Using thick connecting wires that are very good conductors, a Nichrome wire (“wire 1”) of length L₁ and cross-sectional area A₁ is connected in series with a battery and an ammeter (this is circuit 1). The reading on the ammeter is I₁. Now the Nichrome wire is removed and replaced with a different wire (“wire 2”), which is 2.5 times as long and has 5.5 times the cross-sectional area of the original wire (this is circuit 2). In the following question, a subscript 1 refers to circuit 1, and a subscript 2 refers to circuit 2. It will be helpful to write out your solutions to the following questions algebraically before doing numerical calculations. (Hint: Think about what is the same in these two circuits.)(a) What is the value of I₂/ I₁, the ratio of the conventional currents in the two circuits? (b) What is the value of R₂/ R₁, the ratio of the resistances of the wires? (c) What is the value of E₂/ E₁, the ratio of the electric fields inside the wires in the steady states?

In circuit 1, a Nichrome wire with a length of $L_1$and cross-sectional area of$A_1$ is connected in series with a battery and an ammeter to measure the current, and for circuit 2, the Nichrome wire is replaced with a different wire with a length which is 2.5 times as long and the crossectional area is 5.5 times the cross-sectional area of the original wire. That means that now the length is$L_2=2.5L_1$ and the cross-sectional area is$A_2=5.5A_1$ .

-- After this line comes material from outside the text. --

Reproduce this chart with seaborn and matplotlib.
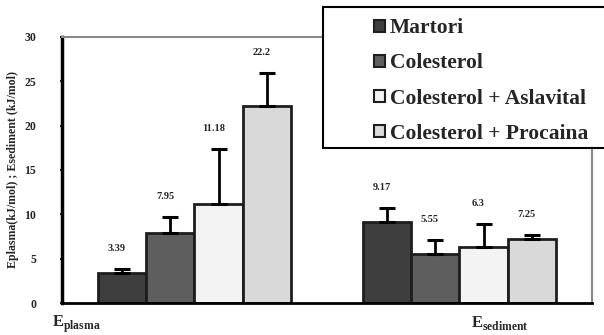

The electric field generated by current flowing in a wire can be written mathematically as,

$\mathit{E}\mathbf{=}\frac{\mathbf{V}}{\mathbf{L}}$ (1)

Here V is the applied voltage in the circuit, L is the length of the wire.

For circuit 1, use equation 1 to calculate the electric field inside the wire as,

$E_1=\frac{V}{L_1}$ (2)

For circuit 2, use equation 1 to calculate the electric field inside the wire as,

$E_2=\frac{V}{L_2}$ (3)

Divide equation 3 by equation 2 as,

$$\begin{gathered} \frac{E_2}{E_1}=\frac{\frac{V}{L_2}}{\frac{V}{L_1}} \\ \frac{E_2}{E_1}=\frac{\frac{1}{L_2}}{\frac{1}{L_1}} \end{gathered}$$

Substitute the values in the above expression, and we get,

$\begin{array}{rcl}\frac{E_2}{E_1}& =& \frac{\frac{1}{2.5L_1}}{\frac{1}{L_1}}\\ & =& \frac{1}{2.5}\\ \frac{E_2}{E_1}& =& 0.4\end{array}$

Thus, the ratio of the electric field inside the wires is $\frac{E_2}{E_1}=0.4$.